Monday, November 14, 2016

Albert Lamorisse's The Red Balloon, 1956

Now that my daughter is five my wife and I decided to look at the new DVD of The Red Balloon to see if it would be appropriate for her.  The answer:  definitely not!  Seeing it again after many years (it was often shown in grade schools, usually in inferior 16 mm. prints) convinces me that it scared people away from foreign films, just as "The Nutcracker" scared people away from ballet and George Eliot's The Mill on the Floss scared high school students away from literature:  they represent very limited fragments of what film, literature and dance have to offer, and not in the best way.

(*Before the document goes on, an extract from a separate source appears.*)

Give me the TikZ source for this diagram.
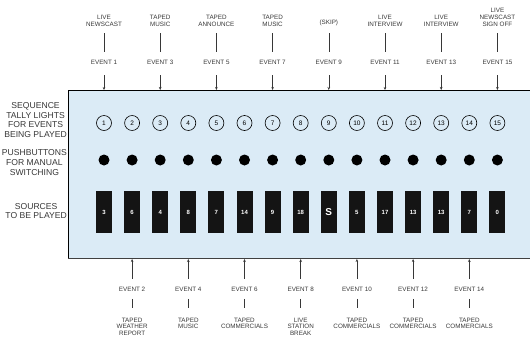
\documentclass[tikz,border=0pt]{standalone}
\usepackage{fontspec}
\setmainfont{Liberation Sans}
\usetikzlibrary{arrows.meta}
\definecolor{panelblue}{RGB}{219,235,246}
\definecolor{inkgray}{RGB}{55,55,55}
\tikzset{
  lab/.style={font=\fontsize{6.3}{6.8}\selectfont, text=inkgray, align=center, inner sep=0pt},
  sidelab/.style={font=\fontsize{8.6}{9.8}\selectfont, text=inkgray, align=center, inner sep=0pt, anchor=east},
  tally/.style={circle, draw=black, line width=0.6pt, minimum size=15pt, inner sep=0pt, font=\fontsize{6.5}{6.5}\selectfont},
  pushb/.style={circle, fill=black, minimum size=11pt, inner sep=0pt},
  srcbox/.style={rectangle, fill=black!92, minimum width=16pt, minimum height=42pt, inner sep=0pt, text=white, font=\fontsize{6}{6}\selectfont\bfseries},
  conn/.style={line width=0.6pt, draw=inkgray},
  arr/.style={line width=0.6pt, draw=inkgray, -{Stealth[length=3pt,width=2.6pt]}}
}
\begin{document}
\begin{tikzpicture}[x=1pt,y=-1pt]
\useasboundingbox (0,0) rectangle (530,338);
% panel
\node[fill=panelblue, minimum width=462pt, minimum height=168pt, inner sep=0pt, anchor=north west] (panel) at (68,90) {};
\draw[line width=0.8pt] (panel.north east) -- (panel.north west) -- (panel.south west);
\draw[line width=1.2pt, draw=black!75] (panel.south west) -- (panel.south east);
% side labels
\node[sidelab] (lseq) at (67,120) {SEQUENCE\\TALLY LIGHTS\\FOR EVENTS\\BEING PLAYED};
\node[sidelab] (lpush) at (67,162.5) {PUSHBUTTONS\\FOR MANUAL\\SWITCHING};
\node[sidelab] (lsrc) at (67,211) {SOURCES\\TO BE PLAYED};
% columns
\foreach \i/\s in {1/3,2/6,3/4,4/8,5/7,6/14,7/9,8/18,9/{\fontsize{10}{10}\selectfont S},10/5,11/17,12/13,13/13,14/7,15/0}{
  \pgfmathsetmacro\xx{104+28.1*(\i-1)}
  \node[tally] (t\i) at (\xx,123) {\i};
  \node[pushb] (p\i) at (\xx,160) {};
  \node[srcbox] (s\i) at (\xx,212) {\s};
}
% top events (odd)
\foreach \i/\txt in {1/{LIVE\\NEWSCAST},3/{TAPED\\MUSIC},5/{TAPED\\ANNOUNCE},7/{TAPED\\MUSIC},9/{(SKIP)},11/{LIVE\\INTERVIEW},13/{LIVE\\INTERVIEW},15/{LIVE\\NEWSCAST\\SIGN OFF}}{
  \pgfmathsetmacro\xx{104+28.1*(\i-1)}
  \node[lab, anchor=south] (tl\i) at (\xx,26.5) {\txt};
  \node[lab] (te\i) at (\xx,62) {EVENT \i};
  \coordinate (ti\i) at (\xx,90);
  \draw[conn, shorten <=6.5pt, shorten >=7.5pt] (tl\i.south) -- (te\i.north);
  \draw[arr, shorten <=11pt] (te\i.south) -- (ti\i);
}
% bottom events (even)
\foreach \i/\txt in {2/{TAPED\\WEATHER\\REPORT},4/{TAPED\\MUSIC},6/{TAPED\\COMMERCIALS},8/{LIVE\\STATION\\BREAK},10/{TAPED\\COMMERCIALS},12/{TAPED\\COMMERCIALS},14/{TAPED\\COMMERCIALS}}{
  \pgfmathsetmacro\xx{104+28.1*(\i-1)}
  \node[lab] (be\i) at (\xx,289) {EVENT \i};
  \node[lab, anchor=north] (bl\i) at (\xx,317.5) {\txt};
  \coordinate (bi\i) at (\xx,259);
  \draw[arr, shorten <=8pt] (be\i.north) -- (bi\i);
  \draw[conn, shorten <=7.5pt, shorten >=9.5pt] (be\i.south) -- (bl\i.north);
}
\end{tikzpicture}
\end{document}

In The Red Balloon a young boy, probably about six, wanders around Paris with a red balloon following him.  The boy goes everywhere alone, taken care of to a limited extent by an elderly woman, no father or mother around.  Eventually other children destroy the red balloon and other balloons, of all colors, come together and lift the boy up into the sky.  The story makes no sense at any level, not even the mythopoeic, but is seen as an introduction to foreign films, for children, a sort of Antonioni film, without the intelligence, for toddlers; it's only thirty-five minutes long, with only a few words of dialogue.  That the story can be seen and interpreted in many different ways and has no meaning of its own demonstrates its condescension and artistic bankruptcy.

Most movies made for children don't work artistically for children or adults (I'm talking about you, Disney, as well as many others).  My family will continue to watch Buster Keaton, Charlie Chaplin and Chuck Jones, artists who appeal to all ages, in multiple ways at multiple levels.